Ravi Coltrane was only 2 when his father passed away at age 40 from liver cancer. That left raising the family to Alice Coltrane, who pretty much went into seclusion following her husband’s death. “She was a very, very, very unique person, incredibly unique,” her son says. “She was one of the hippest people you’d want to know but, yeah, she was deep. She had these things she was trying to discover. It was impossible to not be influenced by her deep commitment to her spiritual life.”
She passed away in 2007, after a brief but well-received revival of her jazz career. Alice Coltrane’s spirituality remains deep inside Ravi Coltrane. “My belief system travels in a similar path,” he says. “I’m a musician, I lead a committed life. I’m committed to this higher power.”
Accidents of creativity. Accidents of birth. Accidents of unimaginable despair. In 1982, a couple of senior football players at El Camino Real High School were in an auto accident. One survived. One didn’t. The one who didn’t was John Coltrane Jr., Ravi’s older brother by 13 months. Devastated, Ravi Coltrane left school.
“I floated for four years. I read Stephen King books. I worked tons of odd jobs. Running projectors at movie theaters, delivering pizzas, bagging groceries. Alice Coltrane gave her children room to find their way out of the loss of their brother. She could see what we were going through, all of us,” Coltrane says.
“She was extremely caring during this time,” he says. “She was giving us time to figure out what was important. After losing John, it was harder to define these sorts of things. You have to get to the other side of it. And music was on the other side of it.”
Ravi Coltrane had considered film school. He was interested in cameras and photography. But his father cast a giant, inescapable shadow. “I spent a good part of my life listening to popular music,” Ravi says. “James Brown, The Beatles, Stevie Wonder, Donald Fagan. Film scores. But I do remember listening to records when I was younger, stuff like Charlie Parker, and thinking, ‘This stuff is really, really cool.’ I guess I was more moved by improvisational music, jazz music. When I started listening more to my father and Sonny Rollins, they started to pull me away from all the other things I was listening to.”
So Ravi Coltrane was a late starter, but at least he got there. California Institute of the Arts. He was 21 when he began what he calls “serious and formal playing.”

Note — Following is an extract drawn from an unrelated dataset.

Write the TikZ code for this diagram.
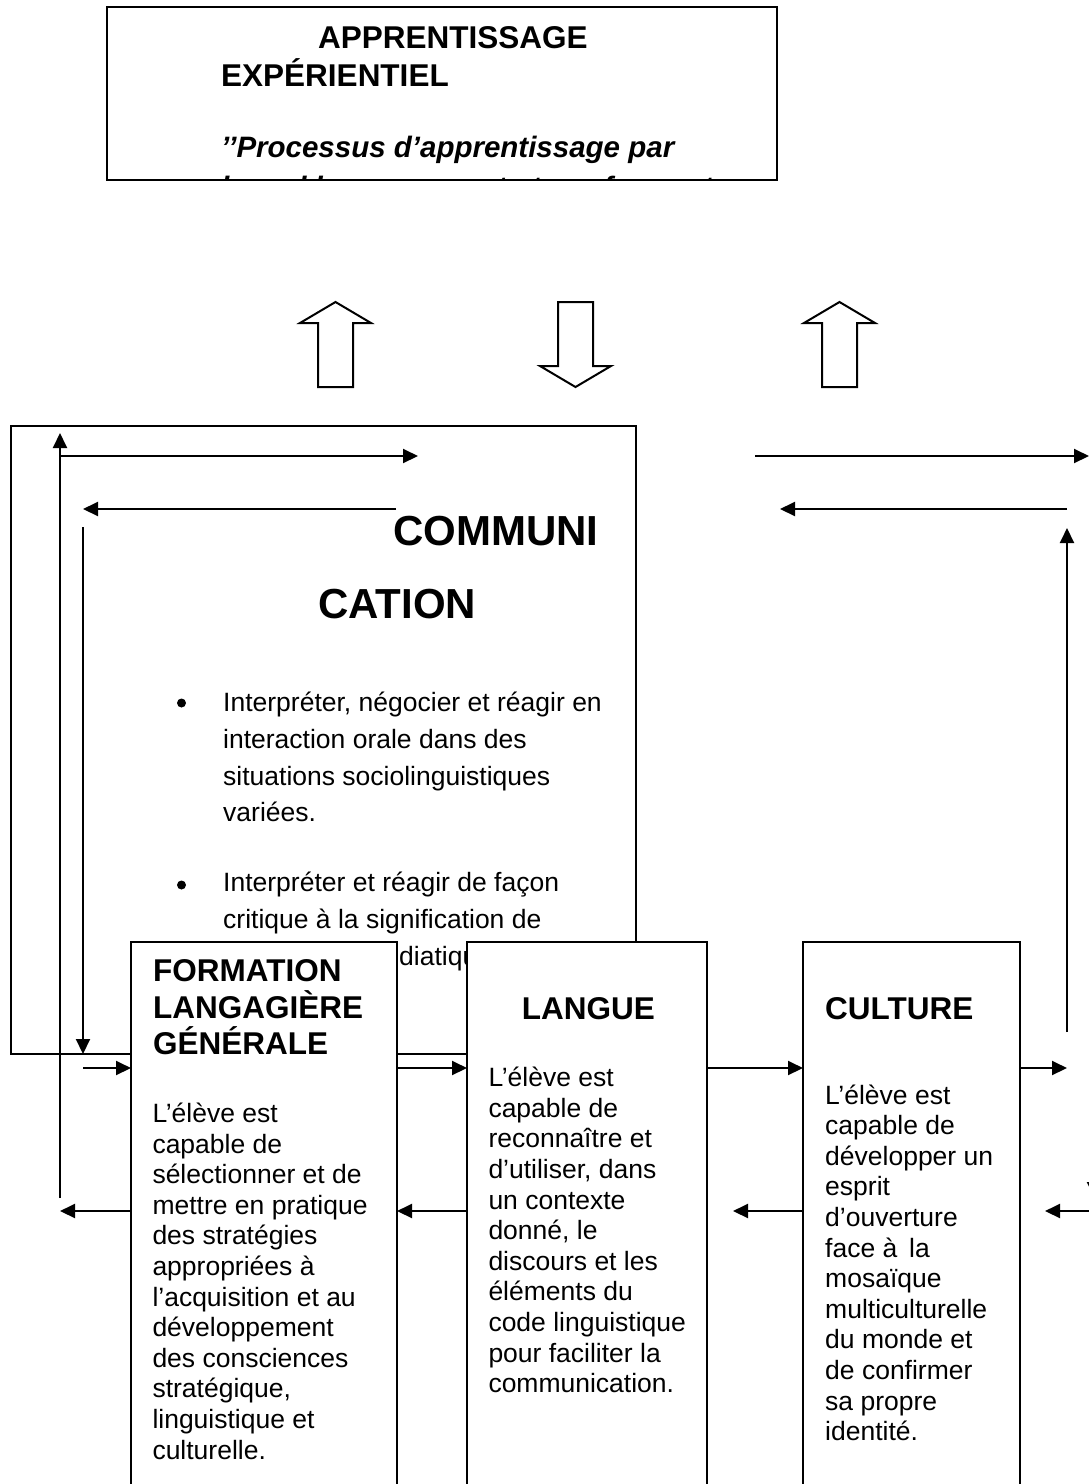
\documentclass[tikz,border=0pt]{standalone}
\usepackage{fontspec}
\setmainfont{Liberation Sans}
\usetikzlibrary{arrows.meta}
\newcommand\bodyfont{\fontsize{26.5}{30.6}\selectfont}
\newcommand\commfont{\fontsize{26.5}{36.67}\selectfont}
\newcommand\headfont{\fontsize{31.5}{36.6}\selectfont\bfseries}
\newcommand\bigfont{\fontsize{42}{48}\selectfont\bfseries}
\newcommand\quotefont{\fontsize{29.5}{36}\selectfont\bfseries\itshape}
\begin{document}
\begin{tikzpicture}[x=1pt,y=-1pt,
  frame/.style={draw, line width=2pt, fill=white, inner sep=0pt, outer sep=0pt, anchor=north west},
  txt/.style={anchor=base west, inner sep=0pt},
  link/.style={line width=2pt, -{Triangle[length=15pt,width=14pt]}},
  blockarrow/.style={draw, line width=2pt, line join=miter, fill=white}]
\useasboundingbox (0,0) rectangle (1089,1484);
\fill[white] (0,0) rectangle (1089,1484);

% ---------- top box ----------
\node[txt] (t1) at (318,48) {\headfont APPRENTISSAGE};
\node[txt] (t2) at (221,86) {\headfont EXPÉRIENTIEL};
\node[txt] (t3) at (221,157) {\quotefont ’’Processus d’apprentissage par};
\begin{scope}
  \clip (108,8) rectangle (776,179);
  \node[txt] (t4) at (221,197) {\quotefont lequel les apprenants transforment};
\end{scope}
\node[frame, fill=none, minimum width=670pt, minimum height=173pt] (top) at (107,7) {};

% ---------- block arrows ----------
\draw[blockarrow] (318,387) -- (318,323) -- (300,323) -- (335.5,302) -- (371,323) -- (353,323) -- (353,387) -- cycle;
\draw[blockarrow] (558,302) -- (558,366) -- (540,366) -- (575.5,387) -- (611,366) -- (593,366) -- (593,302) -- cycle;
\draw[blockarrow] (822,387) -- (822,323) -- (804,323) -- (839.5,302) -- (875,323) -- (857,323) -- (857,387) -- cycle;

% ---------- communication box ----------
\node[frame, fill=none, minimum width=625pt, minimum height=628pt] (comm) at (11,426) {};

\coordinate (c1a) at (60,1198);
\coordinate (c1b) at (60,433);
\draw[link] (c1a) -- (c1b);
\coordinate (c2a) at (60,456);
\coordinate (c2b) at (418,456);
\draw[link] (c2a) -- (c2b);
\coordinate (c3a) at (396,509);
\coordinate (c3b) at (83,509);
\draw[link] (c3a) -- (c3b);
\coordinate (c4a) at (83,527);
\draw[link] (c4a) -- (c4a |- comm.south);

\node[txt] (cw1) at (393,545) {\bigfont COMMUNI};
\node[txt] (cw2) at (318,618) {\bigfont CATION};
\fill (181.5,703) circle (4.5pt);
\node[txt] (b1) at (223,711.7) {\parbox[t]{420pt}{\commfont Interpréter, négocier et réagir en\\interaction orale dans des\\situations sociolinguistiques\\variées.}};
\fill (181.5,885) circle (4.5pt);
\node[txt] (b2) at (223,891.7) {\parbox[t]{420pt}{\commfont Interpréter et réagir de façon\\critique à la signification de}};
\node[txt] (b3) at (399,965) {\commfont diatiqu};

% ---------- lower boxes ----------
\node[frame, minimum width=266pt, minimum height=560pt] (form) at (131,942) {};
\node[frame, minimum width=240pt, minimum height=560pt] (lang) at (467,942) {};
\node[frame, minimum width=217pt, minimum height=560pt] (cult) at (803,942) {};

\node[txt] (fh) at (153,981.7) {\parbox[t]{240pt}{\headfont FORMATION\\LANGAGIÈRE\\GÉNÉRALE}};
\node[txt] (lh) at (521.7,1019) {\headfont LANGUE};
\node[txt] (ch) at (825,1019) {\headfont CULTURE};

\node[txt] (fb) at (152.3,1122.4) {\parbox[t]{300pt}{\bodyfont L’élève est\\capable de\\sélectionner et de\\mettre en pratique\\des stratégies\\appropriées à\\l’acquisition et au\\développement\\des consciences\\stratégique,\\linguistique et\\culturelle.}};
\node[txt] (lb) at (488.3,1086.7) {\parbox[t]{300pt}{\bodyfont L’élève est\\capable de\\reconnaître et\\d’utiliser, dans\\un contexte\\donné, le\\discours et les\\éléments du\\code linguistique\\pour faciliter la\\communication.}};
\node[txt] (cb) at (825,1104) {\parbox[t]{300pt}{\bodyfont L’élève est\\capable de\\développer un\\esprit\\d’ouverture\\face à\, la\\mosaïque\\multiculturelle\\du monde et\\de confirmer\\sa propre\\identité.}};

% ---------- connectors between boxes ----------
\coordinate (c5a) at (83,1068);
\draw[link] (c5a) -- (c5a -| form.west);
\coordinate (c6b) at (60,1211);
\draw[link] (c6b -| form.west) -- (c6b);
\draw[link] (form.east |- c5a) -- (lang.west |- c5a);
\draw[link] (lang.west |- c6b) -- (form.east |- c6b);
\draw[link] (lang.east |- c5a) -- (cult.west |- c5a);
\coordinate (m4b) at (733,1211);
\draw[link] (cult.west |- m4b) -- (m4b);
\coordinate (m5b) at (1067,1068);
\draw[link] (cult.east |- m5b) -- (m5b);
\coordinate (m6a) at (1100,1211);
\coordinate (m6b) at (1045,1211);
\draw[link] (m6a) -- (m6b);
\coordinate (va) at (1094,1150);
\coordinate (vb) at (1094,1197);
\draw[link] (va) -- (vb);

% ---------- right side ----------
\coordinate (r1a) at (755,456);
\coordinate (r1b) at (1089,456);
\draw[link] (r1a) -- (r1b);
\coordinate (r2a) at (1067,509);
\coordinate (r2b) at (780,509);
\draw[link] (r2a) -- (r2b);
\coordinate (r3a) at (1067,1032);
\coordinate (r3b) at (1067,528);
\draw[link] (r3a) -- (r3b);
\end{tikzpicture}
\end{document}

“That first year was an experiment; I literally couldn’t play at all,” he says. “But with each year, I got closer and more comfortable with the music. Each year was a stepping stone.”

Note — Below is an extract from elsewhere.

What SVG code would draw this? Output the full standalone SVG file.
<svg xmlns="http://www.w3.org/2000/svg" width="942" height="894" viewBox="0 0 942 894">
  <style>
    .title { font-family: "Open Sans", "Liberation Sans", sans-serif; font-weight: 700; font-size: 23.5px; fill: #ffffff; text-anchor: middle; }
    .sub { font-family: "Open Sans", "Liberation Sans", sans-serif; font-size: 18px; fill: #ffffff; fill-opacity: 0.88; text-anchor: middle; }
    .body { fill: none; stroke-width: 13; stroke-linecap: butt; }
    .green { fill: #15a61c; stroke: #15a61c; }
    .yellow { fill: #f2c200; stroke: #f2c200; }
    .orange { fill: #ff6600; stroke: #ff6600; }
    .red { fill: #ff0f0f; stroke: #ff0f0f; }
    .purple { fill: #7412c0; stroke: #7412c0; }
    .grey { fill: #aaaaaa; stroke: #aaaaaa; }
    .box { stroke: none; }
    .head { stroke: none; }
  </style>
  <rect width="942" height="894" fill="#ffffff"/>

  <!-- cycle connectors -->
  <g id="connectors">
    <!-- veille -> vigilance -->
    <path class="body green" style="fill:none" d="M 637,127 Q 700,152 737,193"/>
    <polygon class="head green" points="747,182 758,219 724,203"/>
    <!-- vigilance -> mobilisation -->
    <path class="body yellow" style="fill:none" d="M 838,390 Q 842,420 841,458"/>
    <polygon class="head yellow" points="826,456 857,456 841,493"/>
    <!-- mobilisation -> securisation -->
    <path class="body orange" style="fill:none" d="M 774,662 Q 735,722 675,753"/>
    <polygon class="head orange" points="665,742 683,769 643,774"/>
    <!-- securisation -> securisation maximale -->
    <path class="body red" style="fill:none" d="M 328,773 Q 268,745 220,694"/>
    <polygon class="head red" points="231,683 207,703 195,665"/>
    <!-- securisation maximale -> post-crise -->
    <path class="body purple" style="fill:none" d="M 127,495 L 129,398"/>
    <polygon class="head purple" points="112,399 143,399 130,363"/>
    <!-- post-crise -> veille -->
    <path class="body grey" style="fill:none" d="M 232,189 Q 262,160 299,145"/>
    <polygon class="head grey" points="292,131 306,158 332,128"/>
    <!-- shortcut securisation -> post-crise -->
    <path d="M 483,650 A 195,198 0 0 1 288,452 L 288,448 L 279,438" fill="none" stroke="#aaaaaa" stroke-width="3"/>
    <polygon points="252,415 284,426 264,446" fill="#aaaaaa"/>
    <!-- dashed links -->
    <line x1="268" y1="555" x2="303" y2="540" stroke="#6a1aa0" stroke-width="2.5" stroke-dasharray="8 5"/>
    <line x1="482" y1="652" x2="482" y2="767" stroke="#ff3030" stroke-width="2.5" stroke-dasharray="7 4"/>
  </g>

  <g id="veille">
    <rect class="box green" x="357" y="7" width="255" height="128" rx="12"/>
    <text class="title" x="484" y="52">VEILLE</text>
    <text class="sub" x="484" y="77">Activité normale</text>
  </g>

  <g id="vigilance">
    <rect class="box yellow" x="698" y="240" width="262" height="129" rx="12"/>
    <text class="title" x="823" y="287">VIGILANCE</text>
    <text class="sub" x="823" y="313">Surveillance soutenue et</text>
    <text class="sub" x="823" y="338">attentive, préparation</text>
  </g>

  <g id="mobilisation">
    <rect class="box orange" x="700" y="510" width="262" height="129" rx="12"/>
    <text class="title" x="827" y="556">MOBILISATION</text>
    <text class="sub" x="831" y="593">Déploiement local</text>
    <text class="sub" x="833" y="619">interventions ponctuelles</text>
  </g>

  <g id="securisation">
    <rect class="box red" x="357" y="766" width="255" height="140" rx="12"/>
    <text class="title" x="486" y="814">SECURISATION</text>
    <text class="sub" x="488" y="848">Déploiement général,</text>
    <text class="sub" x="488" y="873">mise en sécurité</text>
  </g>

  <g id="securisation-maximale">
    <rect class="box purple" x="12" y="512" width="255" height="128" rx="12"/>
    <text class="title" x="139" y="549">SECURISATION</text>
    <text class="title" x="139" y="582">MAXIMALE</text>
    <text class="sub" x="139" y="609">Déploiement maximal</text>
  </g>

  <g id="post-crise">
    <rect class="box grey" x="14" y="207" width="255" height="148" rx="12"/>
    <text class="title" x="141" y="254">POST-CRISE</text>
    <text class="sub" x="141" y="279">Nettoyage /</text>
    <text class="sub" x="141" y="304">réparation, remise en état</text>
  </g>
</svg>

Six albums, each a step. Now living in Brooklyn, he manages his own record label and the John Coltrane legacy. Two of the homes where John Coltrane once lived, in Philadelphia and in Huntington on Long Island, have been awarded landmark status. Ravi Coltrane watches over them, as well as his father’s unreleased music. It is no longer a daunting task to follow in his father’s footsteps. Or to pick up one of his father’s old saxophones and play.
“It’s just a horn,” Ravi Coltrane says. “It’s a saxophone, a piece of brass. It’s not glowing, like the Arc of the Covenant, with spirits flowing out of it.”